Five Brazilian men, each a unique reflection of machismo, have grown up together and are now dying separately, reflecting on their lives of friendship, fallouts, and hedonism. Oh, and the people they’ve screwed over along the way. And you get to hear from everyone: half the book grants each man a final monologue, while the other half follows the survivors picking up the pieces they've left behind. Debut novelist Fernanda Torres has no desire to absolve these men, but she does achieve a wider generosity of spirit. Their exploits are told with just enough humor to give them tangible appeal and just enough pathos to make their side effects equally memorable.

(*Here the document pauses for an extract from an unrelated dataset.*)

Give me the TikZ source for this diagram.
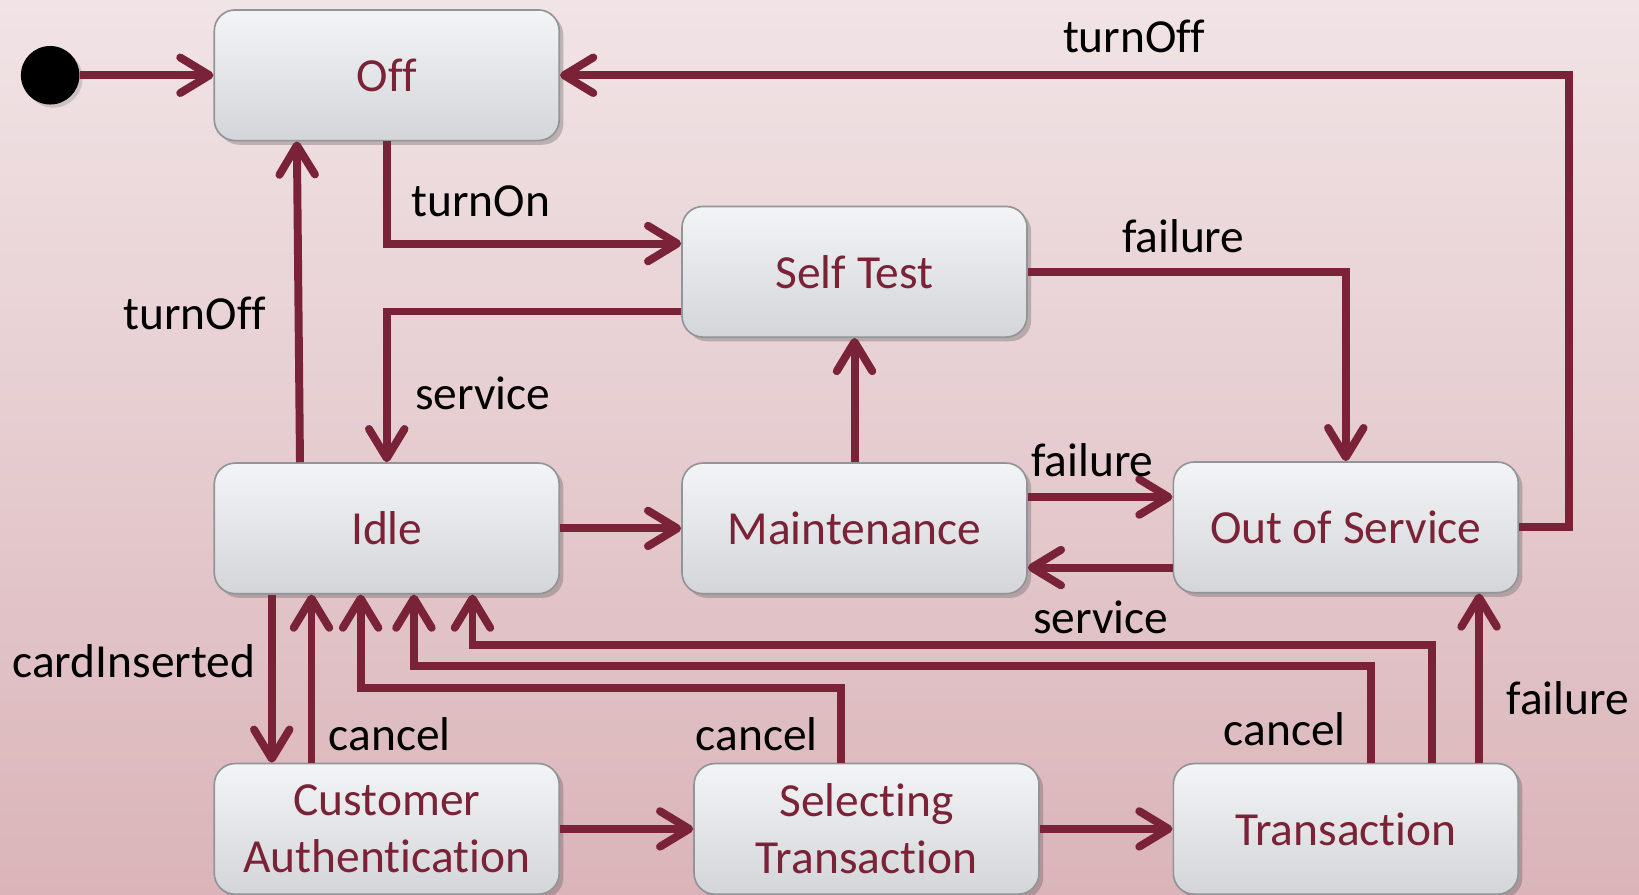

In troubling times, the drive to escape everything for finer pursuits and the drive to immerse yourself fully in the muck can hit you simultaneously and with equal fervor. For that reason, it’s always welcome to find a book that’s perfect for scratching both itches, and Pereira Maintains is one of those books. Pereira is the culture editor at a Portuguese newspaper who is just beginning to understand the dark direction his country is taking, but in the meantime he fills out his days with the best spas and the best literature. There’s a playful spirit to Tabucchi’s perfectly streamlined writing, right down to the repeated use of the title on each page, and that energy might just be a necessary ballast in stormy weather.
Nathaniel Mackey might be best known as a poet—he’s won the National Book Award and received a Library of Congress lifetime achievement honor—but his most idiosyncratic work is an ongoing fiction series tracing the development of a California space-jazz group. This latest volume—a perfect introduction—is a beautiful thing, from its intricate epistolary structure to Mackey’s overwhelming language, which takes you deep inside the sounds of the instruments and the minds that make them sing. Tracking the group in microscopic, romantic, even surreal detail—from gig to gig, from idea to idea—gives you a novel unafraid to ask big questions of how artists relate to their art once it enters the audience’s lives.